• **EXERCISE INPUT**

--- --- ---

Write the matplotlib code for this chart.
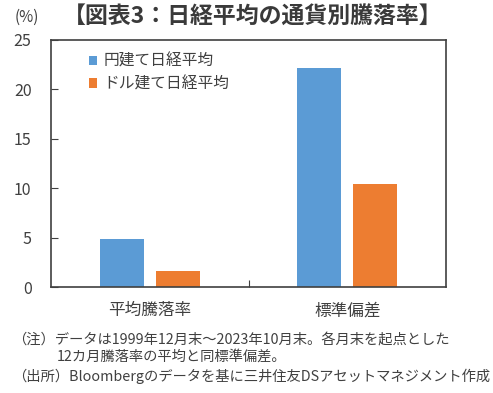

--- --- ---

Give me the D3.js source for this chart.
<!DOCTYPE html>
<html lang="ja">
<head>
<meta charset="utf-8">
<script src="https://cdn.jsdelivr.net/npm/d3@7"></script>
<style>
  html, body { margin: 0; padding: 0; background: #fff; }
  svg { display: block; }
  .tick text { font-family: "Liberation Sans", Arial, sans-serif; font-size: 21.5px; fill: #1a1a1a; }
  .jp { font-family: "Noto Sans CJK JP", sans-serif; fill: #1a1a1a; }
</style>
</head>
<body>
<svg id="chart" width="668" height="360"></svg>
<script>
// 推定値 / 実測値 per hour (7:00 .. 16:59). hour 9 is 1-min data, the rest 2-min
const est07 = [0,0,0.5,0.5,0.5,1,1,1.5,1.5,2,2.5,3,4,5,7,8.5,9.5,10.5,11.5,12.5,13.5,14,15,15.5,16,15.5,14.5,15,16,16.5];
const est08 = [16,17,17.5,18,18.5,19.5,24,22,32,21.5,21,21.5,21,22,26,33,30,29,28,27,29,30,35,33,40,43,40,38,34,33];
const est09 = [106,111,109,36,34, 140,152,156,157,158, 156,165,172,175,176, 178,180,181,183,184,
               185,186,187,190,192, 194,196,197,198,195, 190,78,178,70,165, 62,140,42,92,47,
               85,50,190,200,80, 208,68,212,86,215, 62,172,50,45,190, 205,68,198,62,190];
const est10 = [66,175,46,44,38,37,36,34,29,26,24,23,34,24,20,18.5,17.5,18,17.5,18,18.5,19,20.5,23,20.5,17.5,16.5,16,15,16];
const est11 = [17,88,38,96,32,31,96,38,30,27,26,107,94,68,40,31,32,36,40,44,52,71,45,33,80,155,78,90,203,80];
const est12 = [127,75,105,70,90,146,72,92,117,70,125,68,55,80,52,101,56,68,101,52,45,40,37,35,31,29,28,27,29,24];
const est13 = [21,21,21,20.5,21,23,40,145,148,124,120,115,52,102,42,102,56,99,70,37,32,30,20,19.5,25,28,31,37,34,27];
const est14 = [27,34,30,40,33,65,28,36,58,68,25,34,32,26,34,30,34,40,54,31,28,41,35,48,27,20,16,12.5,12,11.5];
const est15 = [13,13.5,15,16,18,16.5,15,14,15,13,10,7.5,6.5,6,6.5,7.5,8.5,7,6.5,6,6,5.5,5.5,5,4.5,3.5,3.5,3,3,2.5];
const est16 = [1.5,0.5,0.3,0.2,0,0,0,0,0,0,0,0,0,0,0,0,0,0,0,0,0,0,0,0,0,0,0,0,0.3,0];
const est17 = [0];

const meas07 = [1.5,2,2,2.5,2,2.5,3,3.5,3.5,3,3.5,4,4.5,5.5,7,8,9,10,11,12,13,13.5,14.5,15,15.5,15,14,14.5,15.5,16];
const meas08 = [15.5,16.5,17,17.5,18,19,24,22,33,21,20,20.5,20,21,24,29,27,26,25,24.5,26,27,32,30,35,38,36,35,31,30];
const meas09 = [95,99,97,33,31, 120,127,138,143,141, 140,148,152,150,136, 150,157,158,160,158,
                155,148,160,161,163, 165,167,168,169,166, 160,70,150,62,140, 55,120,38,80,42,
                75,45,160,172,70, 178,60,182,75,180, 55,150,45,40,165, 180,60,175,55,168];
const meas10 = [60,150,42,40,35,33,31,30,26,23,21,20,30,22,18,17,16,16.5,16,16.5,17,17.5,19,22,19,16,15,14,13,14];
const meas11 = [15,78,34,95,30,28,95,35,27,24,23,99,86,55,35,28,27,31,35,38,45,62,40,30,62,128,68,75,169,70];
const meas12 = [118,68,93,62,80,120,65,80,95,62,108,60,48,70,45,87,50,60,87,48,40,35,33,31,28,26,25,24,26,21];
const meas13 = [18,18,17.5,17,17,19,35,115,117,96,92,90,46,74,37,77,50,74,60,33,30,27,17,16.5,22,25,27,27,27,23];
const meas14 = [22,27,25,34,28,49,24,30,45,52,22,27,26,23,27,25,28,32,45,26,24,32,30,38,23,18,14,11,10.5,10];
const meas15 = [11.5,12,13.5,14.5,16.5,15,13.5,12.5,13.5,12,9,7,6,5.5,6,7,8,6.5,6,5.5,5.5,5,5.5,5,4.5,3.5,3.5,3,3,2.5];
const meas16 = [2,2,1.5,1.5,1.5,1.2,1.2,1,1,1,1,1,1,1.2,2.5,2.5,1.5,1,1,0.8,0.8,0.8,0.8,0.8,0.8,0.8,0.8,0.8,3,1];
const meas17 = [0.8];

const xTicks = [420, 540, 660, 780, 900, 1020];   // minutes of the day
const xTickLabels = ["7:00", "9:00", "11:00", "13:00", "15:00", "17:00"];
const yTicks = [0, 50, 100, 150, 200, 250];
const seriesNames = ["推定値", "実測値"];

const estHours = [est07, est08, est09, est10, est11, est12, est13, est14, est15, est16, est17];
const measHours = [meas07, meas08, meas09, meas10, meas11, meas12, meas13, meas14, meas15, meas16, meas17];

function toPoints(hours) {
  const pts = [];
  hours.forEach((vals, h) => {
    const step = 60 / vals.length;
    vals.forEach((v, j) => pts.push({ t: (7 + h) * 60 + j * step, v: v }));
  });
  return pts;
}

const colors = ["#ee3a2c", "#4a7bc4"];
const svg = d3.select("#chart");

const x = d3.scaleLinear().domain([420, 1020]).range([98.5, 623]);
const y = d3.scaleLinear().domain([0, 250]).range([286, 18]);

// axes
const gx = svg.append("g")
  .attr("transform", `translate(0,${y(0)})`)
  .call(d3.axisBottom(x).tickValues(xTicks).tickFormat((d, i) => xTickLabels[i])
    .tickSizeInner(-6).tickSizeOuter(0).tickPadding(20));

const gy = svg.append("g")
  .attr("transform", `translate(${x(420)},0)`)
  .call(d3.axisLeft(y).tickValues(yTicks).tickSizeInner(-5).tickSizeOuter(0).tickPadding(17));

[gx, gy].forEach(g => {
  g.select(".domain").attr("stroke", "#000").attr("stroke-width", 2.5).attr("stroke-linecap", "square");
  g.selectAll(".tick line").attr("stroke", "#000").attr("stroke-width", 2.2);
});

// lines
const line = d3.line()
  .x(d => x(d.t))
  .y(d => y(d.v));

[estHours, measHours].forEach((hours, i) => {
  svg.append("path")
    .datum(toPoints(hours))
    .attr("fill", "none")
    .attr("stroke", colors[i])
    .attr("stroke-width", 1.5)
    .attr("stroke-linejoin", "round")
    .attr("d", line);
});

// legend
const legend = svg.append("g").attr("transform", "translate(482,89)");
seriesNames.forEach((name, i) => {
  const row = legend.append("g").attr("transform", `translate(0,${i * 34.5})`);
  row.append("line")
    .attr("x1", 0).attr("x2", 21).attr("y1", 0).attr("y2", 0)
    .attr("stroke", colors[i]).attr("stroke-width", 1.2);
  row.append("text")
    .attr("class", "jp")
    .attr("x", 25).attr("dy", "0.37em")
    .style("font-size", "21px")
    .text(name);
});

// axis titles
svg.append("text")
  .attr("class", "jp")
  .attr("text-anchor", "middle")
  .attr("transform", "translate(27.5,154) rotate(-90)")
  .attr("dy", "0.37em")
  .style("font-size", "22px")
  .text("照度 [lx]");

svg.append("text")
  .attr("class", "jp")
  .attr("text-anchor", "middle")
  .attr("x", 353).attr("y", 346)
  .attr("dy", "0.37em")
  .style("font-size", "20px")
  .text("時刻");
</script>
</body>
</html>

--- --- ---

• **PROBLEM DETAILS**
Among the lines of the material, find those that hold the word "chart" and copy them.

• **EXERCISE OUTPUT**
Write the matplotlib code for this chart.
Give me the D3.js source for this chart.
<svg id="chart" width="668" height="360"></svg>
const svg = d3.select("#chart");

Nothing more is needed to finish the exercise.